LE PONT DU DIABLE

Derrière l’ouvrage construit en 1876 se cache l’étrange histoire d’un curé qui rencontra le Diable en personne.

index Saint-Gervais-les-Bains, vaste commune de 1756 âmes en 1860, lors de la signature du traité de Turin et le rattachement de la Savoie à la France, ne suscite pas engouement des voyageurs, car le village est coupé en deux. Il fallait à l’époque faire un détour de plus de dix kilomètres pour rejoindre l’autre rive. Le passage sous l’administration française est un vrai bouleversement. L’empire n’est pas avare d’effort pour améliorer les infrastructures de la Savoie : routes nouvelles, construction d’école et de bâtiment public.

C’est lors du voyage impérial en août 1860 que la route venant de Megève et traversant Saint-Gervais-les-Bains est envisagée. Après plusieurs années d’études, celle-ci est programmée dès 1868 et devra franchir le torrent du Bonnant.
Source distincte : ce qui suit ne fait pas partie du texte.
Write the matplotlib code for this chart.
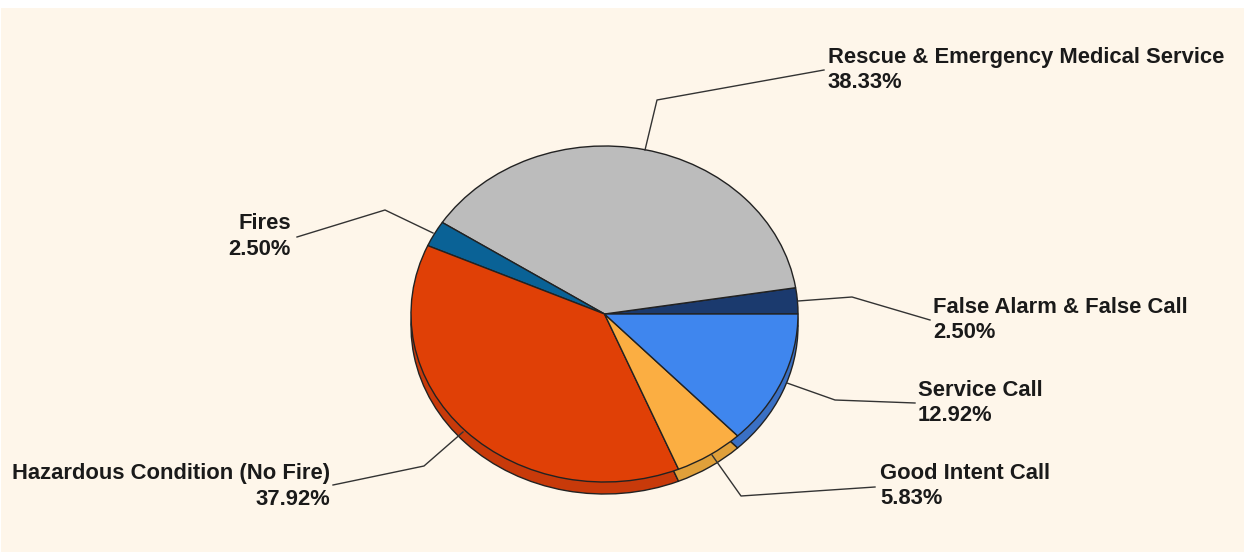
import matplotlib
matplotlib.use('Agg')
import matplotlib.pyplot as plt
from matplotlib.patches import Rectangle

labels = ['False Alarm & False Call', 'Rescue & Emergency Medical Service', 'Fires',
          'Hazardous Condition (No Fire)', 'Good Intent Call', 'Service Call']
values = [2.50, 38.33, 2.50, 37.92, 5.83, 12.92]
colors = ['#1b3a6e', '#bcbcbc', '#0a6296', '#e04006', '#fbae42', '#3f86ee']
side_colors = ['#1b3a6e', '#a8a8a8', '#0a5580', '#c83a0a', '#e0a03a', '#3a70c4']

W, H = 1244, 552
BG = '#fef6ea'
INK = '#1a1a1a'

# pie ellipse in pixels
cx, cy, rx, ry, depth = 604.5, 314, 193.5, 168, 12

# label text anchor (px), alignment, leader polyline (px)
label_pos = [(933, 320, 'left'), (828, 70, 'left'), (291, 236.5, 'right'),
             (330, 486.5, 'right'), (880, 486, 'left'), (918, 403, 'left')]
leaders = [[(798, 301), (852, 297), (930, 320)],
           [(645, 150), (657, 100), (824, 70)],
           [(433, 233), (385, 210), (297, 237)],
           [(463, 432), (424, 466), (333, 485)],
           [(712, 455), (741, 496), (875, 487)],
           [(787, 383), (835, 400), (915, 403)]]

fig = plt.figure(figsize=(W / 100, H / 100), dpi=100, facecolor='white')
fig.add_artist(Rectangle((1 / W, 0), 1, 1 - 8 / H, transform=fig.transFigure,
                         facecolor=BG, edgecolor='none', zorder=-1))

# the pie, unit radius stretched to the ellipse
ax = fig.add_axes([(cx - rx) / W, 1 - (cy + ry + depth) / H, 2 * rx / W, (2 * ry + depth) / H])
ax.patch.set_alpha(0)
off = -2 * depth / (2 * ry)
ax.pie(values, colors=side_colors, startangle=0, center=(0, off), radius=1,
       wedgeprops=dict(edgecolor='#222222', linewidth=1.0))
ax.pie(values, colors=colors, startangle=0, center=(0, 0), radius=1,
       wedgeprops=dict(edgecolor='#222222', linewidth=1.0))
ax.set_aspect('auto')
ax.set_xlim(-1, 1)
ax.set_ylim(-1 + off, 1)

# labels and leaders sit on top, in pixel coordinates
top = fig.add_axes([0, 0, 1, 1], zorder=3)
top.patch.set_alpha(0)
top.set_xlim(0, W)
top.set_ylim(H, 0)
top.axis('off')

for pts in leaders:
    top.plot([p[0] for p in pts], [p[1] for p in pts], color='#333333', lw=1.0)

for lab, val, (x, y, ha) in zip(labels, values, label_pos):
    top.text(x, y, '%s\n%.2f%%' % (lab, val), ha=ha, va='center',
             multialignment=ha, fontsize=15.8, fontweight='bold', color=INK,
             family='Liberation Sans', linespacing=1.28)

fig.savefig('out.png', dpi=100, facecolor=fig.get_facecolor())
On projette de franchir la gorge en jetant cette grande arche voûtée d’une seule portée de 60 m. Le pont a une hauteur de 62 m. La voûte de plein cintre offre une ouverture de 37 m.

Construit en granit, ce chantier titanesque pour l’époque prendra plusieurs années. Amorcé sous l’Empire en 1873, le pont sera achevé en 1876 sous la IIIe République et sera très vite nommé le pont du Diable. En France, plus de 300 ouvrages portent le nom de pont du Diable et la plupart ont leur légende. Il existe plusieurs variantes pour celle de Saint-Gervais-les-Bains, donc celle-ci. Autrefois, il n’y avait pas de pont sur le Bonnant. Le curé réfléchissait chaque jour aux inconvénients qui résultaient de cet état de fait, si nuisible à ses ouailles de la rive gauche, qu’il ne pouvait atteindre. Un soir, un étranger se présenta à la porte du presbytère. Il lui dit à brûle-pourpoint : « Je vous offre de bâtir en une seule nuit un pont sur le Bonnant. » « Mais qui diable êtes-vous ? » répondit le prêtre, surpris. « C’est moi-même », rétorqua le personnage, en s’inclinant. Le curé fit le signe de la croix, tandis que Satan grimaça singulièrement. « Que voulez-vous pour cela ? », demanda le curé, peu rassuré. « Je demande que l’on m’accorde la première créature vivante qui passera sur le pont. » Le marché fut conclu et signé sur un parchemin aux marques infernales, et le Diable se retira. Le lendemain, le pont était construit. Le curé arriva, portant quelque chose sous sa soutane. Une foule émerveillée le suivait. Il s’avança sur le pont et y lança, avec force, un superbe chat que le Diable happa avec des rugissements de colère. Ainsi fut fait et le brave curé put enfin réunir tout son peuple de ce côté de la rive.